Today we discovered an issue with the behavior of dbt snapshot
that I believe is not unique to my use case, but could affect everyone who uses dbt. Before posting an issue on Github, I wanted to discuss it here to see if folks agree that this could be improved.
Scenario:
invalidate hard deletes = True
A record is snapshotted.
Then the record is no longer in source, so it gets “ended” (dbt_valid_to
is populated).
Then later the record appears in the source again.
I would expect it to be snapshotted again, but it does not.
More detail:
When dbt creates the temp table that is used as the basis for the merge
statement, flagging each record with “insertion” or “update”… my new record (the one that went away and came back) IS flagged with “insertion”. Yay! So I would guess in the next step, the record would be inserted into the snapshot table.

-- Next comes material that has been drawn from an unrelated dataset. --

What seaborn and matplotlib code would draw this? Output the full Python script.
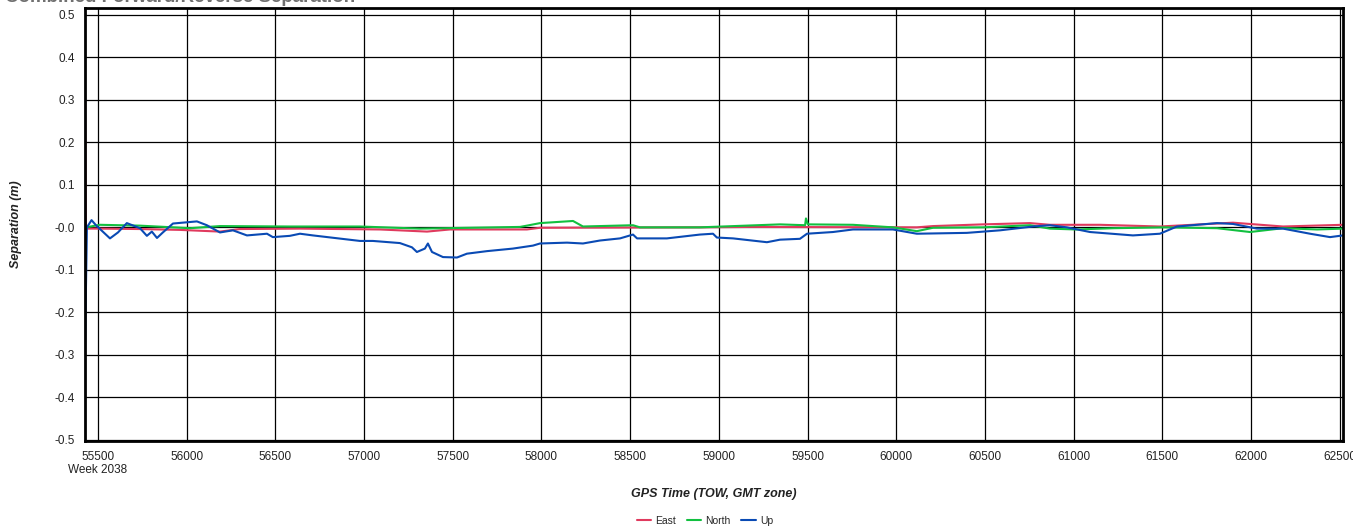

To understand why it is not re-inserted, we need to look at the merge statement:
merge into {{ target }} as DBT_INTERNAL_DEST
using {{ source }} as DBT_INTERNAL_SOURCE
on DBT_INTERNAL_SOURCE.dbt_scd_id = DBT_INTERNAL_DEST.dbt_scd_id
when matched
and DBT_INTERNAL_DEST.dbt_valid_to is null
and DBT_INTERNAL_SOURCE.dbt_change_type in ('update', 'delete')
then update
set dbt_valid_to = DBT_INTERNAL_SOURCE.dbt_valid_to
when not matched
and DBT_INTERNAL_SOURCE.dbt_change_type = 'insert'
then insert ({{ insert_cols_csv }})
values ({{ insert_cols_csv }})
Because we are merging on DBT_INTERNAL_SOURCE.dbt_scd_id = DBT_INTERNAL_DEST.dbt_scd_id
regardless of dbt_valid_to
, this record is considered matched
. We know that matched
records don’t get inserted.
This leaves me with a temp table that says “go ahead and insert this” and nothing gets inserted!
I considered modifying the macro, but it causes a lot of unintended complexity when you get really into it.
Question for the community: Do you see this as a bug? If not, why? Looking forward to hearing your thoughts!